JORDI SOLER EL PAÍS 06/03/2011
La infancia está desapareciendo por la vertiginosa facilidad con que se obtiene el conocimiento
Los libros, y la infinidad de mundos que estos contienen, han jugado un papel crucial en la historia de eso que llamamos infancia, y su recorrido a lo largo del tiempo, puede darnos una idea aproximada de lo que nos espera frente a esta nueva criatura que son los niños de hoy.
Después de la caída de Roma, el uso del alfabeto se contrajo hasta el punto en que la gran mayoría de la población dejó de leer y escribir, y los libros, y su escritura, pasaron a ser materia exclusiva de los especialistas. Los libros eran muy caros, un volumen costaba el equivalente a mes y medio del salario de un artesano, y con frecuencia les faltaban páginas o eran copias falsas.
Neil Postman, en su ensayo The disappearance of childhood, sitúa este periodo de oscuridad, que fue propiamente la Edad Media, en el milenio que pasó desde la caída del imperio hasta la invención de la imprenta, momento en el cual la gente comenzó a tener nuevamente acceso al conocimiento escrito, a las ideas y a los conceptos que, desde entonces, han ido forjando nuestra civilización. Entre los conceptos que se tragó aquella época de oscuro analfabetismo, estaba el de niñez, el de infancia, porque durante toda esa época oscura el niño, como lo conocemos hoy, no existía.
Los niños vivían con los adultos y compartían con ellos todos los momentos de la cotidianidad, oían y veían de todo, escenas violentas o ridículas, agrias discusiones familiares, vívidas escenas de amor carnal; el niño, según dictaba entonces la Iglesia, podía razonar y comportarse como adulto a partir de los siete años, la edad en que, según esto, una persona puede distinguir el bien del mal (a la luz de las noticias sobre curas pedófilos que últimamente van apareciendo no sería de extrañar que, la figura de adulto de siete años que proponía la Iglesia, llevara un doble propósito).

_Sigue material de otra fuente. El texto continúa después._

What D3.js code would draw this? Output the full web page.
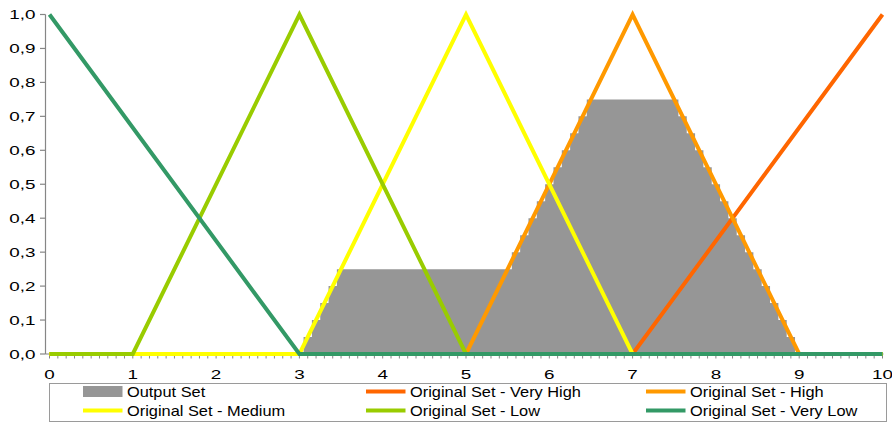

En este periodo oscuro de la humanidad los adultos perdieron, frente a los niños, todo ese universo de conocimiento que encerraban los textos escritos, y que se recuperaría con la aparición de la imprenta; la diferencia entre un niño y un adulto, basada en lo que este sabe y el otro ignora, quedó abolida en ese periodo; como niños y adultos sabían lo mismo, el concepto de infancia era, sencillamente, inaplicable. Hay otros motivos, por supuesto, como el altísimo índice de mortalidad infantil, o la enorme dificultad para sobrevivir en aquel mundo oscuro, que no admitía la exquisitez de tratar como niño a un niño.
La desaparición de la niñez en aquella época, y su posterior reinvención, gracias a los libros, es una hermosa evidencia de la utilidad que tiene la palabra escrita. En cuanto los adultos recuperaron las ideas, los conceptos, las aventuras y los paisajes de que están hechos los libros, en cuanto se realfabetizaron, adquirieron ese conocimiento que volvió a situar a los niños en su lugar, en ese territorio protegido donde paulatinamente se les va suministrando la información que necesitarán para, en el futuro, convertirse en adultos.
Neil Postman, que fue alumno de Marshall McLuhan, observaba hace 30 años que los niños empezaban a estar demasiado informados, que la televisión les presentaba, por ejemplo, un noticiario donde se enteraban de las atrocidades que sacuden al planeta; enterarse de un robo, de una violación o de una guerra los hace ver de golpe que los adultos no tienen ningún control sobre la vida, o cuando menos que la vida que les espera no tiene nada que ver con su mundo infantil.
Ahora pensemos en el torrente de información, a la carta, que hoy ofrece Internet; cualquier niño, frente al teclado de un ordenador, tiene acceso a todo el conocimiento que durante siglos lo había separado de los adultos; desde cierto ángulo, el que proponía Postman, la infancia está volviendo a desaparecer; si en la Edad Media desapareció por la ignorancia y el analfabetismo de los adultos; ahora desaparece por la vertiginosa facilidad con que los niños obtienen el conocimiento; adultos y niños, nuevamente, volvemos a saber lo mismo; los adultos se infantilizan, y si no mire usted a su alrededor, y los niños se vuelven mayores cada vez más rápido.
Lo que puede hacerse al respecto es muy poco, se trata de la vida que se nos echa encima. Queda observar con atención, cada quien a los suyos, e ir improvisando una estrategia, como quién toca un solo de saxo.
Jordi Soler es escritor. Su último libro es La fiesta del oso (Mondadori).